In the previous episode, I explained that Solid is an innovation that will greatly benefit us, people. Luckily, also organisations can gain a lot from using this new standard.
In this episode, I explain why.
In organisations, it is important that IT systems deliver value. This value is determined by the benefit that the IT system delivers, minus the costs, the risks and the capital that the IT system requires or implies.
This applies to all IT systems and thus also to personal data management systems based upon the Solid standard.
The benefits of IT systems can mostly be found in two categories: benefits that stem from using IT to create a temporary competitive advantage and the benefits that IT brings by increasing the productivity of the organization.
Likewise, organisations typically invest in personal data management systems to improve the digital experiences of their customers, employees or citizens, to get more market insights, to increase their trust level or to streamline their operations.
The costs of an IT system are typically related to the purpose for which an IT system is used. For personal data management systems, the costs can be subdivided into four key categories.
First, there is a cost to capture or update data.

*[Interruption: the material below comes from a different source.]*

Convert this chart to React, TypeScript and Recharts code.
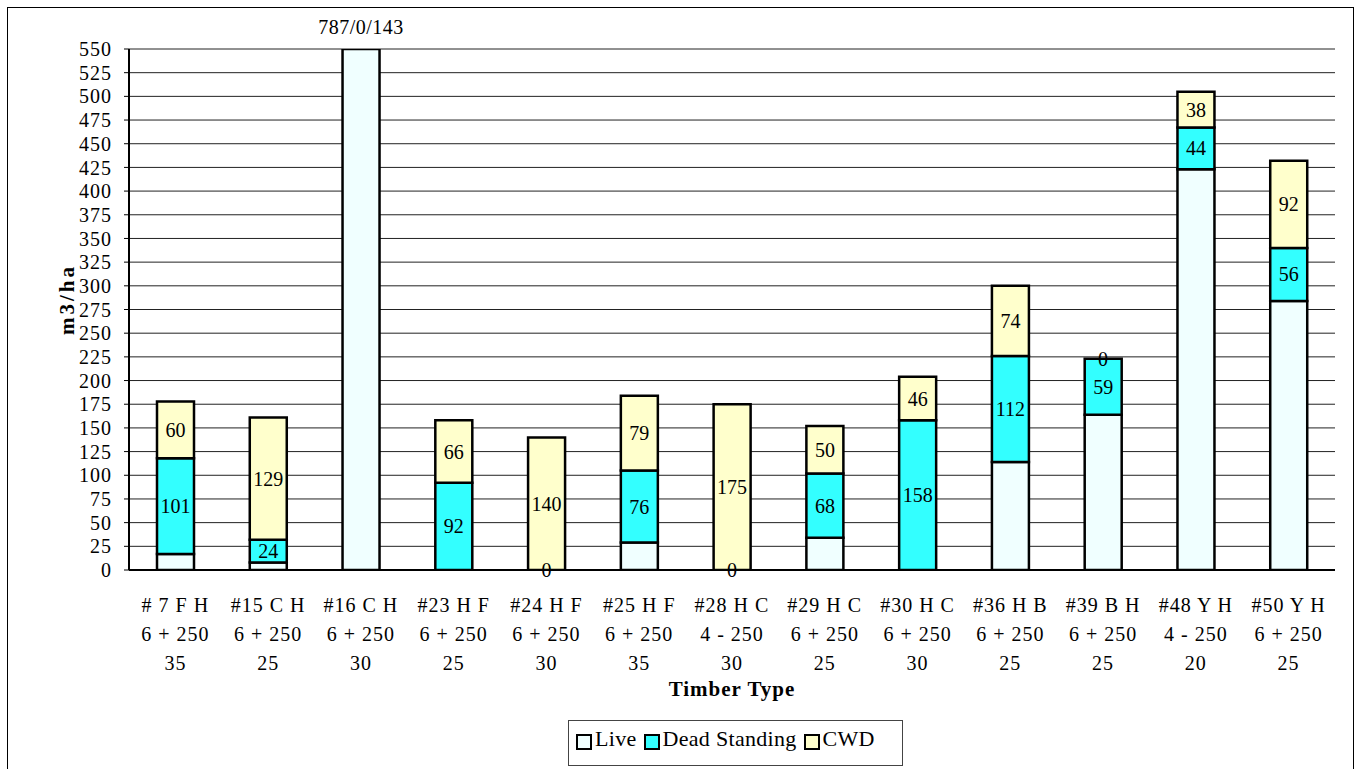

Organisations have to make these costs in order to prevent data decay. That is, when databases containing personal data are not kept up to date, their quality will reduce over time because people undergo several key life events such as moving house, marrying, divorcing and sadly even dying.

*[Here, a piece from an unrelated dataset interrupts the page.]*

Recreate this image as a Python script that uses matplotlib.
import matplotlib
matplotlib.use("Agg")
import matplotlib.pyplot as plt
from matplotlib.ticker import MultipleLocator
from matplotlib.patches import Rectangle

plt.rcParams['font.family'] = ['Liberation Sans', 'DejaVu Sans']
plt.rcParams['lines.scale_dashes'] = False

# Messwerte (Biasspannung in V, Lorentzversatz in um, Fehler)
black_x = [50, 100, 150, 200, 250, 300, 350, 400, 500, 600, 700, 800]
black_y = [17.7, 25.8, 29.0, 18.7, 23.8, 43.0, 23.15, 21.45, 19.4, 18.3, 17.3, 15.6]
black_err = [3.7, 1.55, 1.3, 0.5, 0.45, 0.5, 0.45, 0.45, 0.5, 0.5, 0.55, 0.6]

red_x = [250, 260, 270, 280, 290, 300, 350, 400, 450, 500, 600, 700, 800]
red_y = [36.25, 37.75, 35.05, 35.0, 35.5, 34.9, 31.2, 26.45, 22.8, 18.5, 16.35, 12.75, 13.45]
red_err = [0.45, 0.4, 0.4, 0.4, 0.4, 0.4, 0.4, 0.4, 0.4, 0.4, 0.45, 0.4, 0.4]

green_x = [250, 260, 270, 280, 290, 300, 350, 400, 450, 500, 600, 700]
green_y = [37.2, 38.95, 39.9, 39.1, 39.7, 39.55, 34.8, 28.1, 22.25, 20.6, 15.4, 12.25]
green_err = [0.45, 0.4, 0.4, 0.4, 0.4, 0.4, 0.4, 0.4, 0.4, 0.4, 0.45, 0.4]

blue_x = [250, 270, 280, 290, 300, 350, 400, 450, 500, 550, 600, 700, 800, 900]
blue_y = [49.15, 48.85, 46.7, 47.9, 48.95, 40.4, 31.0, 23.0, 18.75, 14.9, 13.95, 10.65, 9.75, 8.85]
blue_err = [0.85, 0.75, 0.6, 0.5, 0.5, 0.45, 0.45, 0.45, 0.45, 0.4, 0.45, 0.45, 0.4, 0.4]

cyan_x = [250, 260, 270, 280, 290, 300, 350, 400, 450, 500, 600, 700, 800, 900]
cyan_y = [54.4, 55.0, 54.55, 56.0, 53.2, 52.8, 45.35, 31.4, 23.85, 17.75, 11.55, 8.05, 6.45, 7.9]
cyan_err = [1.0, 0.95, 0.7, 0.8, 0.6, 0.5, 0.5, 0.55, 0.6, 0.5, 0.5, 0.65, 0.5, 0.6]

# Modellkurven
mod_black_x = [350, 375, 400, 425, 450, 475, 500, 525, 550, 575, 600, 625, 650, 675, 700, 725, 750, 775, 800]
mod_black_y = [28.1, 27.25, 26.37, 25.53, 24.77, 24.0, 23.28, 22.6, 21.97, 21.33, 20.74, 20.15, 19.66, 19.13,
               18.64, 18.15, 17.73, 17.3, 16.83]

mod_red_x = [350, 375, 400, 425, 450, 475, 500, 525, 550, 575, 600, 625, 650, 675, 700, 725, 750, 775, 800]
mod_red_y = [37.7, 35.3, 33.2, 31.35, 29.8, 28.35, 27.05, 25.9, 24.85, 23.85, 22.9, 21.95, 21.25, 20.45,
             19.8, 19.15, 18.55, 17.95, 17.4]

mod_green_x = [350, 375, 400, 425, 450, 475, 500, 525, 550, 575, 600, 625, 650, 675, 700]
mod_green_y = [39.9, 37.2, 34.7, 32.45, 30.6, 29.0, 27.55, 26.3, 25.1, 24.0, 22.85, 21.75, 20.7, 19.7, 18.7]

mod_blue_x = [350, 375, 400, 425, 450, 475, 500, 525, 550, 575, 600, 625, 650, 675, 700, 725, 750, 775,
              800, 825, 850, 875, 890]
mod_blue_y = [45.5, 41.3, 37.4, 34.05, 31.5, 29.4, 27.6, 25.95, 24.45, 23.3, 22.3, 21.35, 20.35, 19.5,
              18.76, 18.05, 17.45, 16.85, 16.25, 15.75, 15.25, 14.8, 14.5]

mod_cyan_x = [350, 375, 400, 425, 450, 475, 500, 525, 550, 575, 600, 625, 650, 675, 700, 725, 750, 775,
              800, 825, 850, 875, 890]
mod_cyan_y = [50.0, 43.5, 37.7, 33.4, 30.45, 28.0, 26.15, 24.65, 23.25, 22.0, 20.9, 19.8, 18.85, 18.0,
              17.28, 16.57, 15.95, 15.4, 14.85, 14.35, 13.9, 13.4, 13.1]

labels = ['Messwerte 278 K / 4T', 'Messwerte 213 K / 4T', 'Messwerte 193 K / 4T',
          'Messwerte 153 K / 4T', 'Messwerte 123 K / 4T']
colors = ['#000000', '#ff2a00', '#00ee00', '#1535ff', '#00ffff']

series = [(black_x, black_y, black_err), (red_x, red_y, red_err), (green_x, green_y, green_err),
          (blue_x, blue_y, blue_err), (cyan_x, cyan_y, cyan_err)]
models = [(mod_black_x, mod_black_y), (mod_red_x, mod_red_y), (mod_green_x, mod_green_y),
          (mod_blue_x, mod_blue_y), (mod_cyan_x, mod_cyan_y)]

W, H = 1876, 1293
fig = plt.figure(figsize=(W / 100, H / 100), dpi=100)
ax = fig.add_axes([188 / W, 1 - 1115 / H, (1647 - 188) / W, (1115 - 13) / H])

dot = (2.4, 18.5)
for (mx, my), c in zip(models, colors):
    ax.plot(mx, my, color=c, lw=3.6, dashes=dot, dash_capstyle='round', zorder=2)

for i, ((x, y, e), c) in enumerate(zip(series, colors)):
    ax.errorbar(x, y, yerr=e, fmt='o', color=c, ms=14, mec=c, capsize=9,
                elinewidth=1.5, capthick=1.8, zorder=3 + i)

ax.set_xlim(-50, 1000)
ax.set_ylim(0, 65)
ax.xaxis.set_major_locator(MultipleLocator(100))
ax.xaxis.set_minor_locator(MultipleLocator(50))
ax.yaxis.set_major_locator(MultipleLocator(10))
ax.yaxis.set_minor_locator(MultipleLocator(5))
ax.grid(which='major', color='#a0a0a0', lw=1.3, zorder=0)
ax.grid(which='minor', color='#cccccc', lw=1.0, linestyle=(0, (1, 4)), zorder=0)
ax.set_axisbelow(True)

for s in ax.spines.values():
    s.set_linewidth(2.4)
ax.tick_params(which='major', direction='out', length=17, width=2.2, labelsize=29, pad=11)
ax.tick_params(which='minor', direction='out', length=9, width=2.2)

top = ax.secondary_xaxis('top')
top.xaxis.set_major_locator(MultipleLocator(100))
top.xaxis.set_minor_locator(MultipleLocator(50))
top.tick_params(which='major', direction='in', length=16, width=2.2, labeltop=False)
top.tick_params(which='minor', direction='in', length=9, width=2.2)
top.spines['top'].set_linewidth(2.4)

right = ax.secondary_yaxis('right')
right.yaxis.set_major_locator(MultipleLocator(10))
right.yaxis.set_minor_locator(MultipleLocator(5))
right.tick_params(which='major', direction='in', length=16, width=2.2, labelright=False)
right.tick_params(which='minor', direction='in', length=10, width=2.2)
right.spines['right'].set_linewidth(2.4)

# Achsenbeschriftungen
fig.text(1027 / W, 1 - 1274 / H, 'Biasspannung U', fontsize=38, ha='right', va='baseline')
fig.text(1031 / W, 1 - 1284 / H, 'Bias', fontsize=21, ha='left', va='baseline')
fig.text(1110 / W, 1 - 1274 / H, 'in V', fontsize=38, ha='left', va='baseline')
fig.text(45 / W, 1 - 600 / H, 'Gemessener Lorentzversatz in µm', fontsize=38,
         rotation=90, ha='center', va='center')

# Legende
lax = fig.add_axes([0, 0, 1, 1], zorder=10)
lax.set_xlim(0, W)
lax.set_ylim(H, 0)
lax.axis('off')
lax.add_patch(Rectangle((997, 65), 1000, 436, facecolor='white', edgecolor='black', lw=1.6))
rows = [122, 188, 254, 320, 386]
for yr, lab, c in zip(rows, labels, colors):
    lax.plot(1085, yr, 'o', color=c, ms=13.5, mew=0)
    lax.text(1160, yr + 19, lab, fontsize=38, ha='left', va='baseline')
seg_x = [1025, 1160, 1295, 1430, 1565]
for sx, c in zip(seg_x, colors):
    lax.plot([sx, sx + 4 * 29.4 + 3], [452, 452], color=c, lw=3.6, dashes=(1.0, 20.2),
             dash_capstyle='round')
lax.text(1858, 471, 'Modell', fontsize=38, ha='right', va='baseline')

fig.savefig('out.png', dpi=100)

Second, organisations have a cost to verify personal data. This is because several organisations need to be sure that the data that you provide to them is accurate. An example of this can be found in the financial sector. Because of KYC regulations, banks typically ask you to regularly send them a copy of your identity card.
Third, organisations have a cost to store personal data in a secure and reliable way. Just think about the many data centers organisations typically use and how well they are secured.
Fourth, organisations incur a cost to use the data. These costs typically stem from making sure that the right data can be gathered at the right time.
By using the Solid standards, organisations will have better access to up-to-date and verified information at the right time without having to worry about where data is stored. This means that by relying on Solid, all of these costs can be reduced.
The risks of a personal data management system commonly stem from two issues. First, organisations may be at risk because their systems’ databases contain data of a low quality because data of low quality might result in wrong decisions being made. Second, organisations may be at risk because their personal data management systems might cause a data breach and such breaches are most likely to cause a loss of consumer trust.
The Solid standard can help to mitigate these risks because it enables organisations to improve the quality of their personal data and help to inform customers about why their data was used for so data breaches are less likely to occur.
The last factor that plays a role in the added value of IT systems is the cost of the capital that an organisation has invested in its IT systems. Capital invested in IT has a cost because this money cannot be invested for other purposes.
The capital that an organisation has invested in personal data management systems is mostly made up of investments in their personal data infrastructure. This infrastructure does not only encompass the technical systems, but also the expertise to make sure that the infrastructure is managed correctly. In other words, the personal data infrastructure is made up of the components that are required to perform business processes that make use of personal data.
When this capital is invested properly, it should enable flexibility and innovation. This means that organisations should be able to quickly and reliably design new applications, business processes and even services. You can compare this a bit to your wifi network at home. If you have a good wifi infrastructure, you will have it a lot easier to switch working from home or add smart appliances.
To optimise the total cost of ownership of such an IT infrastructure, and thus also a personal data infrastructure, organisations typically make decisions in two areas: standardisation and the degree of centralisation or decentralisation.
Standardisation is important because infrastructures typically have a long lifespan meaning that, over time, more components will be added to them. Unfortunately, more components also mean that there will be more connections between those components. If those connections are not standardised, the complexity of the infrastructure scales in an exponential way. The complexity of a standardised infrastructure will scale linearly.
The centralisation versus decentralisation does not only apply to the technical components of the infrastructure, but also to the development teams and the management. More often than not, organisations should centralise only their infrastructure managers and decentralise the rest.
As Solid is an open standard to decentralise personal data, it is clear that it helps to reduce the total cost of ownership of a personal data management infrastructure while it improves its flexibility to allow for innovation.
Thus, in conclusion, Solid offers several advantages to organisations. Besides enabling a flexible personal data infrastructure that delivers value. It also enables benefits, such as a better customer or citizen experience, reduces personal data costs such as costs to verify and update personal data and mitigates several personal data risks.